Everyone should feel as I do when they go to work every day. As I see it, I help donors fulfill their philanthropic goals. When I work with donors, I often think of them in a ten year plan. In my current position, I work with donors whom I have known for almost 15 years. It gives me great pride to see them in top leadership positions in my organization as well as other worthwhile organizations in our community. Below are my top 10 inspirations for all the great (and want to be great) fundraisers:
1. Own what you do! Sometimes when the words “fundraiser” or “solicitor” are said, the speaker’s voice chokes back with bitterness. When I hear that, I think, he/she has no idea what I do. I help elevate a donor’s purpose in life and enrich their soul. In doing so, I enrich mine. Let me be clear, fundraisers should not apologize for working so hard on behalf of the community. We do the work that some people don’t/won’t/can’t do.
2. Educate yourself in your organization – in addition to the professional training that you get in your organization, meet with key managers to ask more specific questions about their department. Often, when you learn more specific information about the programs and the staff, you have more confidence to articulate the organization’s mission. Ask many questions, you may learn about a new program or a change in an already successful program.
3. Have a strategy for every donor interaction – Regardless of the amount of time that you get to spend with a donor, 5 minutes or 2 hours, have a list of items that you want to discuss with the donor. As you move through the agenda, cross it off. This tells the donor that this meeting is productive and their time is not wasted. If you are speaking with them briefly on the phone, send a follow up email to thank them for their time and to complete any task you discussed. Donors like fundraisers who are responsible and follow through on tasks.
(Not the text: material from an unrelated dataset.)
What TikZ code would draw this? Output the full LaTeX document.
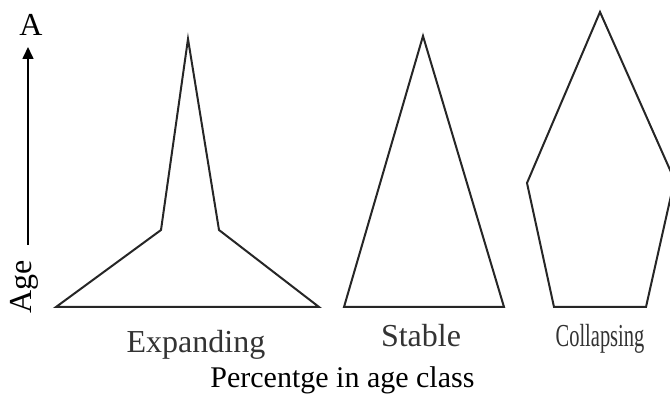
\documentclass[tikz,border=0pt]{standalone}
\usepackage{fontspec}
\setmainfont{Liberation Serif}
\usetikzlibrary{arrows.meta}

\begin{document}
\begin{tikzpicture}[
    x=0.5pt, y=-0.5pt,
    >={Triangle[length=6pt, width=5.5pt]},
    pyramid/.style={draw=black!85, line width=1pt, line join=miter},
    typelbl/.style={font=\fontsize{16}{19}\selectfont, text=black!80, anchor=base, inner sep=0pt},
    axislbl/.style={font=\fontsize{16}{19}\selectfont, inner sep=0pt},
    captionlbl/.style={font=\fontsize{15}{18}\selectfont, anchor=base west, inner sep=0pt}
]
\useasboundingbox (0,0) rectangle (670,394);
% baselines of the labels
\def\yType{353}
\def\yCap{388}
% Age axis
\node[axislbl, rotate=90] (agelbl) at (24,287) {Age};
\node[axislbl] (alabel) at (31,25) {A};
\coordinate (axbot) at (28,245);
\coordinate (axtop) at (28,47);
\draw[->, line width=0.8pt] (axbot) -- (axtop);
% --- Expanding
\draw[pyramid] (56,307) -- (161,230) -- (188,39) -- (219,230) -- (319,307) -- cycle;
% --- Stable
\draw[pyramid] (344,307) -- (423,36) -- (504,307) -- cycle;
% --- Collapsing (right corner runs off the edge)
\draw[pyramid] (554,307) -- (527,183) -- (600,12) -- (674.5,180) -- (646,307) -- cycle;
% --- Labels under the pyramids
\node[typelbl] (explbl) at (196,\yType) {Expanding};
\node[typelbl] (stalbl) at (421,347) {Stable};
\node[typelbl] (collbl) at (600,347) {\scalebox{0.64}[1]{Collapsing}};
\node[captionlbl] (caption) at (210,\yCap) {Percentge in age class};
\end{tikzpicture}
\end{document}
4. Interact often with donors – send them articles that you find interesting. Donors have many interests and you will have many conversations with them over the years. Develop the relationship so that they see you as a philanthropic resource and guide. Offer them opportunities to learn in various areas within your organization. Their interests can change over years and their professional expertise may be of use in different areas throughout the organization.
5. Learn about what your donors are involved in outside your organization – Donors often have interests outside your organization. These interests may enhance their experience with you or prohibit them from getting more involved at this time. As you find areas of interest, determine if these interests align with your organization. Perhaps there is a similar area within your organization that would speak to this interest. Always thank them for what they do on behalf of the entire community. If timing prohibits them from working with you now, still nurture the relationship. When their time becomes available, you will know and they will now want to work with you because you have developed the relationship.
6. Touch their heart through an experience – Many donors can and do buy whatever they like. They live in beautiful homes, drive great cars and travel to extraordinary places. What we can offer them is a heartfelt and emotional experience that money can’t buy. Take your donor to meet a beneficiary of your organization. Have the donor volunteer their time. Sharing this type of moment is rewarding for both you and the donor.
7. Think big – Share your organization’s hopes and dreams with your donor. These conversations can accomplish several things. First, you can determine very quickly how your donor sees him/herself. Secondly, it tells the donor that you want to have a long partnership with him/her. Finally, the donor will share their long-term goals and dreams.
8. Don’t rush, you are in a marathon, not a sprint – Donors feel more comfortable if you do not rush them. Timing is essential to the best solicitations as well as trust and trust can only develop over time. You want your donors to stay around for a long time and invest in your organization. Take your time to learn about the donor, educate them and the opportunities will present themselves for great solicitations, engagements and ultimately top leadership.
9. Work on areas where you are weak – Find someone you trust who will be kind with criticism. It is difficult to see your own weaknesses so you want someone who will be honest. Once you determine areas for growth, find resources to help you – classes, mentors and peers.
10. Figure out what you do best – You do a lot of things well, so construct your cultivation and solicitation to allow your best self to shine. Remember, if you are confident and comfortable with the information and goals you want to present, it will be easier to succeed. Use your assets to tell the best story, inspire the donor and create a long-term partnership.